La ciudad y los días

Carlos Colón

ccolon@grupojoly.com

No nos traten como a gallinas

Si es duro y triste despertarse de noche, imagínense que no amaneciera hasta pasadas las 9 de la mañana

Cuando oigo debatir sobre los cambios horarios me siento una gallina ponedora. ¡La productividad! Me inquieta que la lógica de la producción se imponga tan crudamente, que las formas de vida creadas a lo largo de siglos -eso a lo que se llama cultura- se pretendan cambiar por decreto y por razones económicas, que los sabios ritmos de vida latinos -romanos en origen, católicos en espíritu- tengan que someterse a la pasión por la productividad anglosajona y protestante. Recuerden a Weber y su clásico La ética protestante y el espíritu del capitalismo. Y lo que escribió Marshall Berman en Todo lo sólido se desvanece en el aire: "Ser modernos es encontrarnos en un entorno que nos propone poder, alegría, crecimiento, transformación de nosotros y del mundo y que, al mismo tiempo, amenaza con destruir todo lo que tenemos, todo lo que sabemos y todo lo que somos".

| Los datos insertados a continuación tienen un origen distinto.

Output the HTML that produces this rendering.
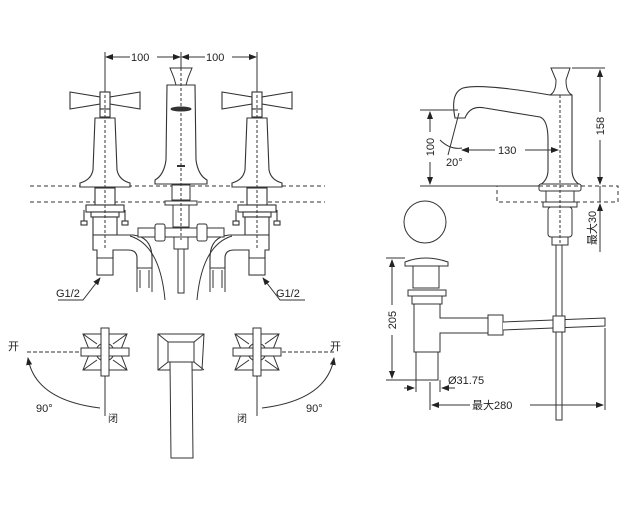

¿Volver al horario anterior a la dictadura dejando el de Berlín para acogernos al de Greenwich? De acuerdo. ¿Abolir la molesta estupidez del cambio de hora dos veces al año? También de acuerdo. Pero, por favor, al de invierno. No por mí, sino sobre todo por los niños. Si es duro y triste despertarse de noche, imagínense que no amaneciera hasta pasadas las 9 de la mañana. Los anocheceres tempranos no me gustan. Pero peores son los amaneceres tardíos. Para los niños y para quien pasa por los apuros con los que tantas veces la vida aprieta. Quien haya esperado el amanecer en un hospital, como paciente o velando a un enfermo, o quien por la causa que sea luche con la tristeza o la soledad en noches interminables saben de qué hablo.

Recuerden el inicio de En busca del tiempo perdido: "Éste es el momento en que el enfermo que tuvo que salir de viaje y acostarse en una fonda desconocida, se despierta, sobrecogido por un dolor, y siente alegría al ver una rayita de luz por debajo de la puerta. ¡Qué gozo! Es de día ya. Dentro de un momento los criados se levantarán, podrá llamar, vendrán a darle alivio. Y la esperanza de ser confortado le da valor para sufrir. Sí, ya le parece que oye pasos, pasos que se acercan, que después se van alejando. La rayita de luz que asomaba por debajo de la puerta ya no existe. Es medianoche: acaban de apagar el gas, se marchó el último criado, y habrá que estarse la noche enteró sufriendo sin remedio". Pero Proust, claro, no pertenece al universo de la lógica de la producción.